### [Exercise details]
Pictures stay out of this copy; please retype only the lines from the start of the records through the line with "ax = fig.add_axes([88".

== Data ==

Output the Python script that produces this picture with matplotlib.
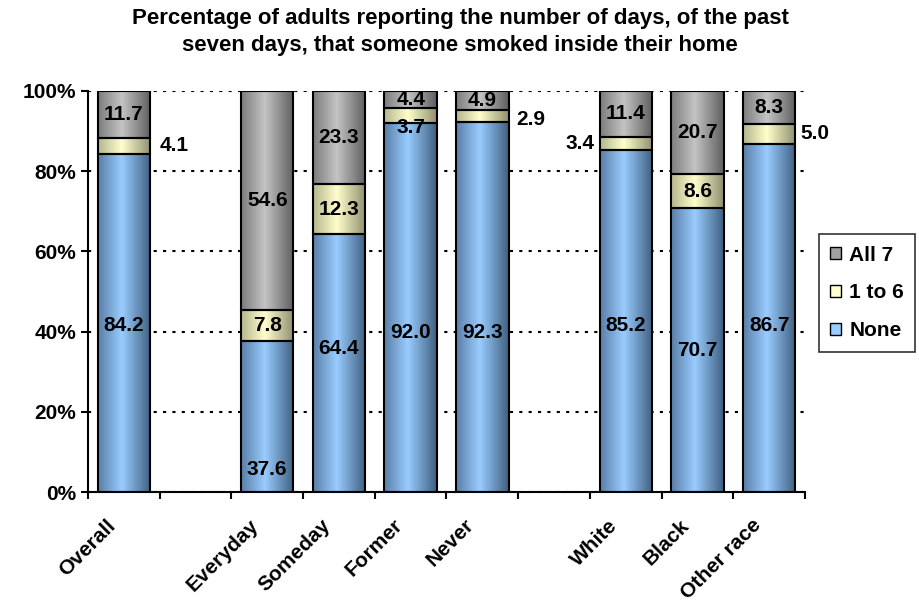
import numpy as np
import matplotlib
matplotlib.use("Agg")
import matplotlib.pyplot as plt
from matplotlib.colors import LinearSegmentedColormap
from matplotlib.patches import Patch
from matplotlib.transforms import ScaledTranslation

plt.rcParams['font.family'] = ['Liberation Sans', 'DejaVu Sans']
plt.rcParams['font.weight'] = 'bold'

# data
categories = ["Overall", "Everyday", "Someday", "Former", "Never", "White", "Black", "Other race"]
slots = [0, 2, 3, 4, 5, 7, 8, 9]          # empty slots act as group gaps
none_vals = [84.2, 37.6, 64.4, 92.0, 92.3, 85.2, 70.7, 86.7]
some_vals = [4.1, 7.8, 12.3, 3.7, 2.9, 3.4, 8.6, 5.0]
all7_vals = [11.7, 54.6, 23.3, 4.4, 4.9, 11.4, 20.7, 8.3]
series_names = ["None", "1 to 6", "All 7"]

# gradient colours per series: (left edge, centre, right edge)
grads = {
    "None": ["#5a7ea6", "#99ccff", "#3f5f80"],
    "1 to 6": ["#b5b58f", "#ffffcc", "#8f8f70"],
    "All 7": ["#7c7c7c", "#c4c4c4", "#5e5e5e"],
}
solid = {"None": "#99ccff", "1 to 6": "#ffffcc", "All 7": "#a0a0a0"}

# label placement tweaks (x offset in slots, y in %) where Excel put them off-centre
label_pos = {
    (0, "1 to 6"): (0.70, 86.5),
    (4, "1 to 6"): (0.67, 92.8),
    (5, "1 to 6"): (-0.64, 87.0),
    (7, "1 to 6"): (0.64, 89.3),
    (3, "1 to 6"): (0.0, 90.8),
    (1, "None"): (0.0, 5.5),
    (2, "None"): (0.0, 35.9),
    (3, "None"): (0.0, 39.9),
    (4, "None"): (0.0, 39.9),
    (0, "None"): (0.0, 41.6),
    (5, "None"): (0.0, 41.6),
    (7, "None"): (0.0, 41.6),
}

fig = plt.figure(figsize=(9.2, 6.1), dpi=100)
ax = fig.add_axes([88 / 920, 1 - 492 / 610, (805 - 88) / 920, (492 - 91) / 610])

width = 0.73
grad_img = np.linspace(0, 1, 256).reshape(1, -1)
bottoms = np.zeros(len(categories))
for name, vals in zip(series_names, [none_vals, some_vals, all7_vals]):
    cmap = LinearSegmentedColormap.from_list(
        name, [(0, grads[name][0]), (0.45, grads[name][1]), (1, grads[name][2])])
    bars = ax.bar(slots, vals, width, bottom=bottoms, facecolor="none",
                  edgecolor="black", linewidth=1.5, zorder=3)
    for b in bars:
        x0, y0 = b.get_x(), b.get_y()
        im = ax.imshow(grad_img, cmap=cmap, aspect="auto", zorder=2,
                       extent=[x0, x0 + b.get_width(), y0, y0 + b.get_height()])
        im.set_clip_path(b)
    for i, (s, v, b0) in enumerate(zip(slots, vals, bottoms)):
        dx, y = label_pos.get((i, name), (0.0, b0 + v / 2))
        ax.text(s + dx, y, f"{v:.1f}", ha="center", va="center",
                fontsize=15, fontweight="bold", zorder=5)
    bottoms = bottoms + np.array(vals)

ax.set_xlim(-0.5, 9.5)
ax.set_ylim(0, 100)
ax.set_yticks(np.arange(0, 101, 20))
ax.set_yticklabels([f"{v}%" for v in range(0, 101, 20)], fontsize=15, fontweight="bold")
ax.yaxis.grid(True, color="black", linestyle=(0, (1.5, 3)), linewidth=1.5, zorder=0)
ax.set_axisbelow(True)

ax.set_xticks(np.arange(-0.5, 10, 1))
ax.set_xticklabels([])
ax.set_xticks(slots, minor=True)
ax.set_xticklabels(categories, minor=True, rotation=45, ha="right",
                   rotation_mode="anchor", fontsize=15, fontweight="bold")
ax.tick_params(axis="x", which="minor", length=0, pad=17)
ax.tick_params(axis="both", which="major", length=5, width=1.5, direction="out")
shift = ScaledTranslation(-18 / 100, 0, fig.dpi_scale_trans)
for lab in ax.get_xticklabels(minor=True):
    lab.set_transform(lab.get_transform() + shift)

for sp in ["top", "right"]:
    ax.spines[sp].set_visible(False)
for sp in ["left", "bottom"]:
    ax.spines[sp].set_linewidth(1.5)

handles = [Patch(facecolor=solid[n], edgecolor="black", label=n) for n in reversed(series_names)]
leg = fig.legend(handles=handles, loc="center left", bbox_to_anchor=(819 / 920, 1 - 293 / 610),
                 frameon=True, fancybox=False, edgecolor="black", fontsize=15,
                 handlelength=0.5, handleheight=0.5, handletextpad=0.4,
                 labelspacing=0.9, borderpad=0.55, borderaxespad=0)
leg.get_frame().set_linewidth(1.2)
for t in leg.get_texts():
    t.set_fontweight("bold")

fig.text(0.5, 1 - 32 / 610,
         "Percentage of adults reporting the number of days, of the past\n"
         "seven days, that someone smoked inside their home",
         ha="center", va="center", fontsize=16, fontweight="bold", linespacing=1.4)

fig.savefig("out.png", dpi=100)
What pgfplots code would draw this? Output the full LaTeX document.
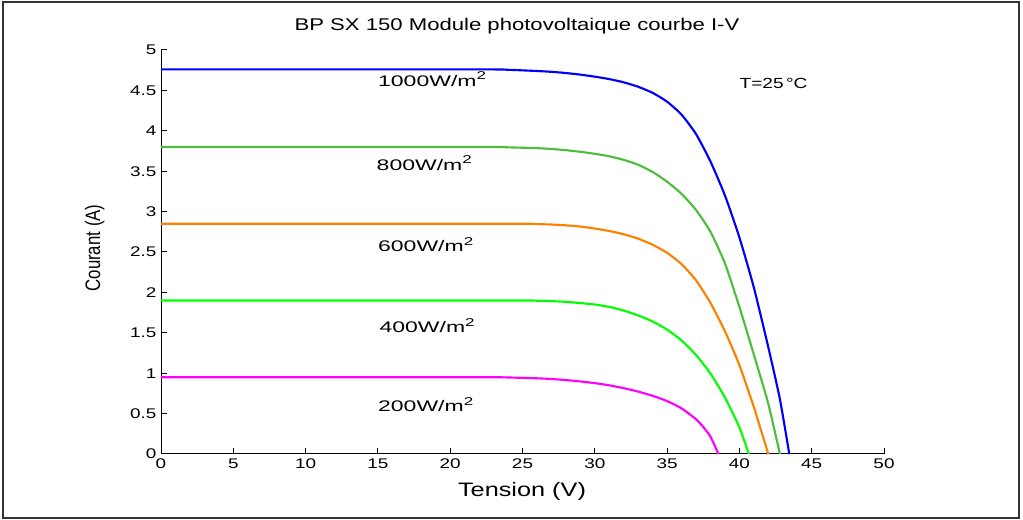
\documentclass[border=0pt]{standalone}
\usepackage{fontspec}
\setmainfont{Liberation Sans}
\newfontfamily\tfont[FakeStretch=1.3]{Liberation Sans}
\newfontfamily\kfont[FakeStretch=1.35]{Liberation Sans}
\newfontfamily\afont[FakeStretch=1.5]{Liberation Sans}
\newfontfamily\yfont[FakeStretch=0.8]{Liberation Sans}
\usepackage{pgfplots}
\pgfplotsset{compat=1.18}
\definecolor{cblue}{RGB}{0,0,255}
\definecolor{cgreenA}{RGB}{77,190,60}
\definecolor{corange}{RGB}{255,128,0}
\definecolor{cgreenB}{RGB}{0,255,0}
\definecolor{cmag}{RGB}{255,0,255}
\newcommand{\sq}{\raisebox{0.42em}{\fontsize{8.5}{9}\selectfont 2}}
\begin{document}
\begin{tikzpicture}
\useasboundingbox (0,0) rectangle (767.25pt,390pt);
\draw[line width=1.1pt, black!80] (2.25pt,1.5pt) rectangle (764.25pt,388.5pt);
\begin{axis}[
  at={(120.75pt,49.5pt)}, anchor=south west,
  scale only axis, width=542.25pt, height=303pt,
  xmin=0, xmax=50, ymin=0, ymax=5,
  axis x line=bottom, axis y line=left,
  axis line style={-, line width=0.75pt},
  tick align=inside, major tick length=4.5pt,
  tick style={black, line width=0.75pt},
  xtick={0,5,...,50}, ytick={0,0.5,1,1.5,2,2.5,3,3.5,4,4.5,5},
  /pgf/number format/assume math mode=true,
  tick label style={font=\kfont\fontsize{10.5}{12}\selectfont},
  clip=false,
  every axis plot/.append style={line width=1.6pt, smooth, tension=0.35},
]
\addplot[cblue] coordinates {(0,4.76) (22,4.76) (24,4.755) (26,4.74) (27,4.73) (28,4.715) (29,4.695) (30,4.67) (31,4.64) (32,4.60) (33,4.545) (34,4.47) (35,4.36) (36,4.20) (37,3.96) (38,3.62) (39,3.20) (40,2.68) (41,2.06) (42,1.32) (42.8,0.68) (43.45,0)};
\addplot[cgreenA] coordinates {(0,3.80) (22,3.80) (24,3.795) (26,3.785) (27,3.775) (28,3.76) (29,3.74) (30,3.715) (31,3.685) (32,3.64) (33,3.58) (34,3.49) (35,3.37) (36,3.22) (37,3.02) (38,2.75) (39,2.36) (40,1.82) (41,1.23) (42,0.62) (42.8,0)};
\addplot[corange] coordinates {(0,2.85) (24,2.85) (26,2.845) (27,2.84) (28,2.83) (29,2.815) (30,2.79) (31,2.76) (32,2.72) (33,2.665) (34,2.59) (35,2.49) (36,2.35) (37,2.15) (38,1.87) (39,1.52) (40,1.10) (41,0.58) (41.5,0.29) (42.0,0)};
\addplot[cgreenB] coordinates {(0,1.90) (24,1.90) (26,1.897) (27,1.892) (28,1.883) (29,1.868) (30,1.85) (31,1.82) (32,1.775) (33,1.715) (34,1.64) (35,1.54) (36,1.405) (37,1.225) (38,0.995) (39,0.70) (40,0.33) (40.65,0)};
\addplot[cmag] coordinates {(0,0.95) (22,0.95) (24,0.947) (26,0.937) (27,0.928) (28,0.915) (29,0.898) (30,0.877) (31,0.85) (32,0.815) (33,0.772) (34,0.72) (35,0.655) (36,0.565) (37,0.43) (37.5,0.335) (38,0.215) (38.55,0)};
\begin{scope}[every node/.style={anchor=base west, font=\afont\fontsize{11.5}{13}\selectfont, inner sep=0pt}]
\node at (axis cs:15.0,4.55) {1000W/m\sq};
\node at (axis cs:14.9,3.51) {800W/m\sq};
\node at (axis cs:15.0,2.50) {600W/m\sq};
\node at (axis cs:15.1,1.50) {400W/m\sq};
\node at (axis cs:15.0,0.52) {200W/m\sq};
\end{scope}
\node[anchor=base west, font=\tfont\fontsize{11}{13}\selectfont, inner sep=0pt] at (axis cs:40.0,4.52) {T=25\,°C};
\end{axis}
\begin{scope}[x=0.75pt, y=-0.75pt, yshift=390pt]
\node[anchor=base, font=\tfont\fontsize{12.75}{15}\selectfont, inner sep=0pt] at (517,31) {BP SX 150 Module photovoltaique courbe I-V};
\node[anchor=base, font=\tfont\fontsize{14.6}{17}\selectfont, inner sep=0pt] at (522,497) {Tension (V)};
\node[anchor=base, rotate=90, font=\yfont\fontsize{15.75}{18}\selectfont, inner sep=0pt] at (100,248) {Courant (A)};
\end{scope}
\end{tikzpicture}
\end{document}
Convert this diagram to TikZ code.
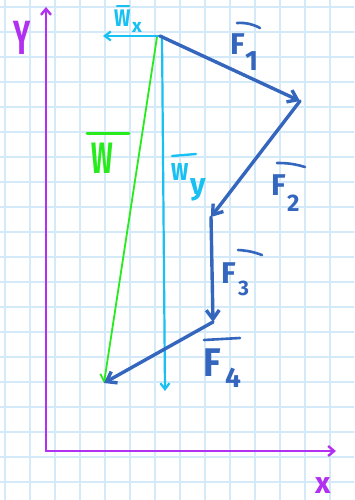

===

### [Output for this exercise]
Output the Python script that produces this picture with matplotlib.
import numpy as np
import matplotlib
matplotlib.use("Agg")
import matplotlib.pyplot as plt
from matplotlib.colors import LinearSegmentedColormap
from matplotlib.patches import Patch
from matplotlib.transforms import ScaledTranslation

plt.rcParams['font.family'] = ['Liberation Sans', 'DejaVu Sans']
plt.rcParams['font.weight'] = 'bold'

# data
categories = ["Overall", "Everyday", "Someday", "Former", "Never", "White", "Black", "Other race"]
slots = [0, 2, 3, 4, 5, 7, 8, 9]          # empty slots act as group gaps
none_vals = [84.2, 37.6, 64.4, 92.0, 92.3, 85.2, 70.7, 86.7]
some_vals = [4.1, 7.8, 12.3, 3.7, 2.9, 3.4, 8.6, 5.0]
all7_vals = [11.7, 54.6, 23.3, 4.4, 4.9, 11.4, 20.7, 8.3]
series_names = ["None", "1 to 6", "All 7"]

# gradient colours per series: (left edge, centre, right edge)
grads = {
    "None": ["#5a7ea6", "#99ccff", "#3f5f80"],
    "1 to 6": ["#b5b58f", "#ffffcc", "#8f8f70"],
    "All 7": ["#7c7c7c", "#c4c4c4", "#5e5e5e"],
}
solid = {"None": "#99ccff", "1 to 6": "#ffffcc", "All 7": "#a0a0a0"}

# label placement tweaks (x offset in slots, y in %) where Excel put them off-centre
label_pos = {
    (0, "1 to 6"): (0.70, 86.5),
    (4, "1 to 6"): (0.67, 92.8),
    (5, "1 to 6"): (-0.64, 87.0),
    (7, "1 to 6"): (0.64, 89.3),
    (3, "1 to 6"): (0.0, 90.8),
    (1, "None"): (0.0, 5.5),
    (2, "None"): (0.0, 35.9),
    (3, "None"): (0.0, 39.9),
    (4, "None"): (0.0, 39.9),
    (0, "None"): (0.0, 41.6),
    (5, "None"): (0.0, 41.6),
    (7, "None"): (0.0, 41.6),
}

fig = plt.figure(figsize=(9.2, 6.1), dpi=100)
ax = fig.add_axes([88 / 920, 1 - 492 / 610, (805 - 88) / 920, (492 - 91) / 610])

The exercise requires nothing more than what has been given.